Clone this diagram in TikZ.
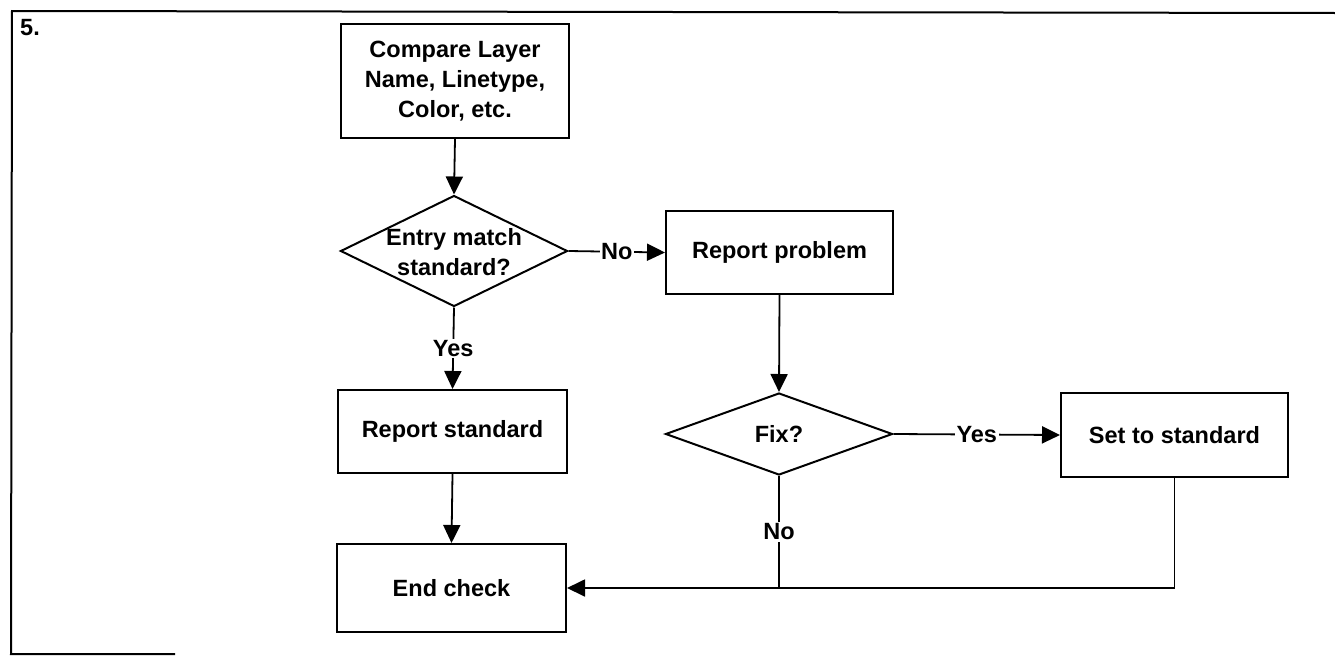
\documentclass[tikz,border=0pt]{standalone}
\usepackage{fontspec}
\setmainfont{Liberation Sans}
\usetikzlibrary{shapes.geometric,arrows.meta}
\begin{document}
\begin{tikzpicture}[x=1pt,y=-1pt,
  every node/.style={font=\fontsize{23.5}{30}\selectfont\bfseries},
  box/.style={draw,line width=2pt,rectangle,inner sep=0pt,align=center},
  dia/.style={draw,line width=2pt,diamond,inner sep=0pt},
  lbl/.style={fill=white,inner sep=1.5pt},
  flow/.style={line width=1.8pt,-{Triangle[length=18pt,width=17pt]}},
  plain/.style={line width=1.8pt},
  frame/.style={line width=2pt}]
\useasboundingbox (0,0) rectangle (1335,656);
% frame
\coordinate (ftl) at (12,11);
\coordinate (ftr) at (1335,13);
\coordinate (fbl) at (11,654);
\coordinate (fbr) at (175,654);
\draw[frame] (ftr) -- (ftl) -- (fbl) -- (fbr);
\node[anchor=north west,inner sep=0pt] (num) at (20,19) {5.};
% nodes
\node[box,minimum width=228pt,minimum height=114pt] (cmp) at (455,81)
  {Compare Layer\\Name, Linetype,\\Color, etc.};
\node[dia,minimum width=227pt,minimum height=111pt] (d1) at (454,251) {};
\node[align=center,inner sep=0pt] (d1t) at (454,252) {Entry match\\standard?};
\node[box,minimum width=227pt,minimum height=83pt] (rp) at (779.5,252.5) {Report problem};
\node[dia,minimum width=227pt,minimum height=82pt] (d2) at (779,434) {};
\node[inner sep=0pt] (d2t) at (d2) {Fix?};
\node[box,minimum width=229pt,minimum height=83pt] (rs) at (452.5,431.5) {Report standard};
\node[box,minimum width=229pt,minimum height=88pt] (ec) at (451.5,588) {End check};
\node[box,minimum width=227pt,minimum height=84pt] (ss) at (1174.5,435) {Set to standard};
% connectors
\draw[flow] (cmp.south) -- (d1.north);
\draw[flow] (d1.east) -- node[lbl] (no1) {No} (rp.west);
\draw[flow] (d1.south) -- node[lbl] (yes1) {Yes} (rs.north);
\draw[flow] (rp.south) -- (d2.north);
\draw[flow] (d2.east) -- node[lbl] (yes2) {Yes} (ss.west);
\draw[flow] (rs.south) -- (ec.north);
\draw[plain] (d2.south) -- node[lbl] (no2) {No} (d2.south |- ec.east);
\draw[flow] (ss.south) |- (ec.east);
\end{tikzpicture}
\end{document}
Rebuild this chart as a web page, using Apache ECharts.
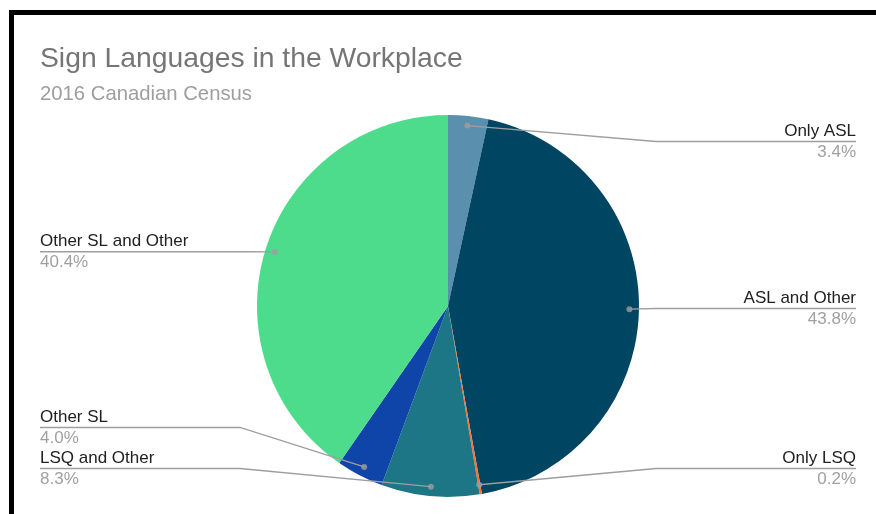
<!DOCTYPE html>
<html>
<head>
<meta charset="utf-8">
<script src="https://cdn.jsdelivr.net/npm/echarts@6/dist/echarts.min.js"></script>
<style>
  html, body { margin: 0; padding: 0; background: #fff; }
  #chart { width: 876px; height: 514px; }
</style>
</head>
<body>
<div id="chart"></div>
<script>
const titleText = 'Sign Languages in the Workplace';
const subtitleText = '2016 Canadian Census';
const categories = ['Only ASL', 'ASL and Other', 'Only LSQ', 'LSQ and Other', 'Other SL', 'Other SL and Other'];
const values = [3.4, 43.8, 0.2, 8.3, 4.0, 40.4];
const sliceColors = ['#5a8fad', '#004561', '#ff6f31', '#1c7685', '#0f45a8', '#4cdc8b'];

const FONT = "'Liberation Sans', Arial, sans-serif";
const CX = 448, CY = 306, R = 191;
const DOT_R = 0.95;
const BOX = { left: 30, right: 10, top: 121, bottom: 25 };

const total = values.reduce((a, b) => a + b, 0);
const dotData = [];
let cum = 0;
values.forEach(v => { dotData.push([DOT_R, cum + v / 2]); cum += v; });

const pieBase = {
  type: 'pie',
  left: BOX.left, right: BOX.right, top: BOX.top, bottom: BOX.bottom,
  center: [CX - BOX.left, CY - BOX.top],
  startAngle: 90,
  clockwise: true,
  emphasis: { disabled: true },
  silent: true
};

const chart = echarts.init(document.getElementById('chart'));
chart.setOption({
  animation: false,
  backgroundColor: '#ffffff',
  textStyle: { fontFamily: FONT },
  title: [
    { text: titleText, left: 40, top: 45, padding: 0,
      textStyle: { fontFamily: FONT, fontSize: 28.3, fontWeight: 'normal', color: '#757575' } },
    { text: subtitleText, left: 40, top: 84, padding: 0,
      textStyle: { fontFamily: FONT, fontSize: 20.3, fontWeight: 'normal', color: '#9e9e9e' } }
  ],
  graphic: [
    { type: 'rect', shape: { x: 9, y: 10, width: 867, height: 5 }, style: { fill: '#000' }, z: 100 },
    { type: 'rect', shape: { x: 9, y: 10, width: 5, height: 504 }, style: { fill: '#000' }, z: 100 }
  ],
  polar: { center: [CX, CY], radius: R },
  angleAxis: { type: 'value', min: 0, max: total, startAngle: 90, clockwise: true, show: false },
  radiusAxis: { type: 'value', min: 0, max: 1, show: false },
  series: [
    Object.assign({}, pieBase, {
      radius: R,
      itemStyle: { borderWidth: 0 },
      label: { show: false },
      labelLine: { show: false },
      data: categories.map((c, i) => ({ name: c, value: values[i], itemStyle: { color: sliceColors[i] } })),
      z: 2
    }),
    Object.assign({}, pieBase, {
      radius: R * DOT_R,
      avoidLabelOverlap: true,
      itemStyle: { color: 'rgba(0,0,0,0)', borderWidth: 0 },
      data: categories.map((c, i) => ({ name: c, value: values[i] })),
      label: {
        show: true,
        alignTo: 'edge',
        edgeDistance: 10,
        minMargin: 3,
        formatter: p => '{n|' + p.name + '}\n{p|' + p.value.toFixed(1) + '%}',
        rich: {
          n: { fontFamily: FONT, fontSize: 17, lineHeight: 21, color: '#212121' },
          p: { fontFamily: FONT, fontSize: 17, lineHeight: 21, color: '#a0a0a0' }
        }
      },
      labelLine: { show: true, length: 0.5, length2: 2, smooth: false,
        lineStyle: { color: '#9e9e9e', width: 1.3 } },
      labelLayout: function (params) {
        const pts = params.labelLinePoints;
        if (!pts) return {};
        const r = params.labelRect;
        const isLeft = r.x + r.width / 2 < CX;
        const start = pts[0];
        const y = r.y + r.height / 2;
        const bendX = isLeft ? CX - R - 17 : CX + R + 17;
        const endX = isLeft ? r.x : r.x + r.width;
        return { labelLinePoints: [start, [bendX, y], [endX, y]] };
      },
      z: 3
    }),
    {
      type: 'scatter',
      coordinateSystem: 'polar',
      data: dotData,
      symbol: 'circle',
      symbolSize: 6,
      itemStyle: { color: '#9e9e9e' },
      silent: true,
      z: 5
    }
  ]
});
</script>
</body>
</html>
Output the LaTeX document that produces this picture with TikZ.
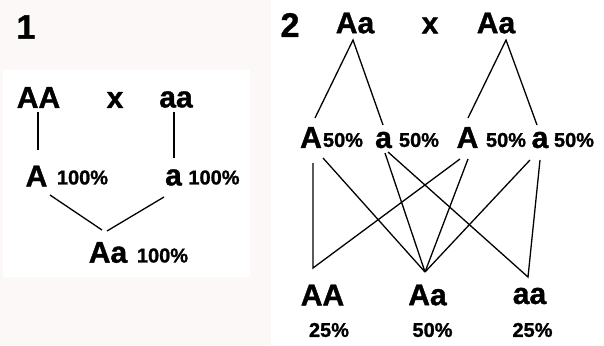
◇ ◇ ◇ ◇ ◇
**What you need to do**. Tally the lines of the preceding listing in which the word "this" appears; state nothing but the total.

**Written solution**. 3